The separate parts of the jeans are cut with a textile cutting machine and each piece is then marked with it’s size, using a piece of chalk so it won’t show after washing.
All of these pieces of cut denim are then put into bundles by size.
It takes about 1.6 meters of denim fabric, several hundred meters of sewing thread, 6 rivets, 1 or 5 jeans buttons, 4 labels (usually imitation leather), and optionally a zipper to make a pair of jeans. An average jeans factory can make about 2.500 pair of jeans per day.
There are different machines for each handling.
On average, it will take about 15 minutes and 12 steps to make one pair of blue jeans.

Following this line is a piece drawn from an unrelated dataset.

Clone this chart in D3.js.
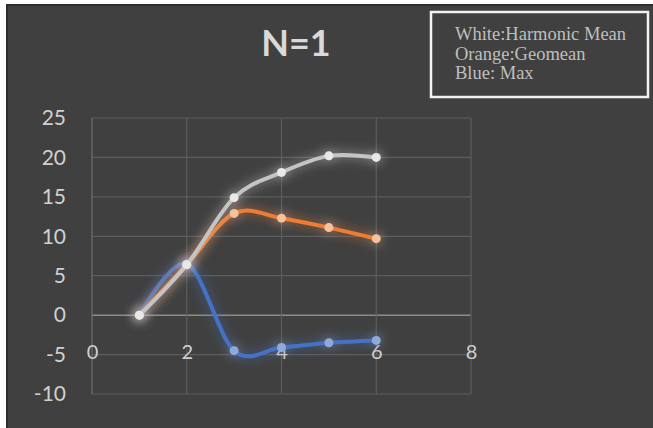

After the denim jeans are sewn together, they go out to a jeans washing plant where they are washed in what could best be described as: standard, yet very big, washing machines.
A stonewash for 150 pairs of jeans takes 150 kilos of pumice stone and more than 750 liters of water. Depending on how faded the look will have to be, they will be washed somewhere between 30 minutes and 6 hours.
After the stone-washing process the denim garment is inspected for faults and loose threads are cut.
Next the button(s) and rivets are placed using a special type of press.
After that the jeans go on to the garment packing room where final quality inspection takes place and paper tags and labels are placed or attached.
A typical pair of jeans will have a hang tag, joker ticket, pocket flasher, leg sticker, inside care label with product of origin and assorted product id tags. When all is done, the jeans will be placed in a poly bag with proper warning text
and packed in a box or bag, depending on the destination country, as some countries or territories have more strict packing regulations than others.